After a long day of hiking or riding horses, one of the nice things was to unwind at the lodge bar by the fireplace. It’s a very cozy set up like a private hunters club. The bartender that was there when I went was also quite the character. He said he was a former green beret, had an eye patch over one eye, and was a little rough around the edges for sure. Full of great stories so he can keep you entertained for quite awhile. He also told me he was the caretaker for the lodge in the off season. He said the bush pilot would bring supplies for him for the 8 months he was there alone because the plane could not get to him during bad weather. A tough character indeed.
He also invited me to go porcupine hunting. I can only imagine what some of you may be thinking, and yes this is a delicate process to keep from getting injured.
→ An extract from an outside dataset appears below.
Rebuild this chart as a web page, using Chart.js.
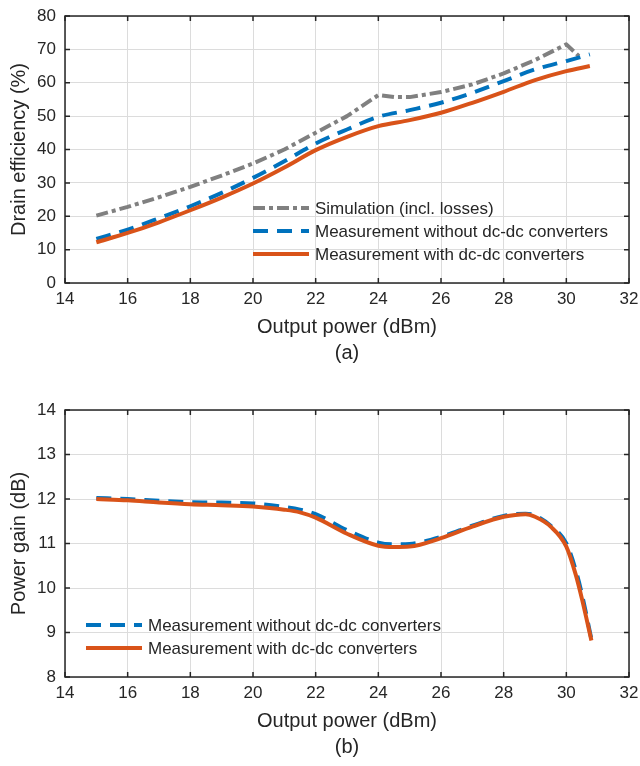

Apparently the porcupine are such a problem there and are literally eating the buildings down. So we did catch 2 of them on our hunt this one night and honestly I did not realize they were so big. Once caught they had dropped a few of their quills which were fascinating to me so I picked up a few to bring home. I was told that these quills were used in the past by local natives to sew clothing, shoes, bags, jewelry, artwork, and household items.
After spending a wonderful week at Denali Wilderness Lodge, I flew back to Healy where I would get on the Alaskan Railroad for a trip down to Anchorage. The train ride is a great way to see the countryside especially if you’re not much of a hiker or prefer to stay warm and safe looking through the glass windows instead of being out in the wilderness. The seats were comfy, the food was great, and the views were outstanding. I did see a large black bear on the side of the tracks but it happened so fast I couldn’t get a good picture of him. Finally I made it to Anchorage which is a lovely city right on the water. I stayed close to the Anchorage Market which was a fantastic food market, flea market, arts and crafts festival kind of place. This market is huge and there is so much to see. One of the best food items I tried was Halibut on a stick so seek it out if you’re in town. There are also some great restaurants in the area of the market and the hotel I stayed in. I have listed a few of those below.
Be sure to look at the Native Arts here, they really have some beautiful pieces of art both modern and traditional. If you want to know more on the process or the meaning behind the native art then check out the Native Arts and Heritage Center. Anchorage was the end of my Alaska tour. I left feeling very relaxed and ready for whatever comes next.
*The Denali Wilderness Lodge was closed due to the death of the owner in 2006 and stayed abandoned until new owners bought it and fixed it back up in 2018. They also changed the name to Wood River Lodge.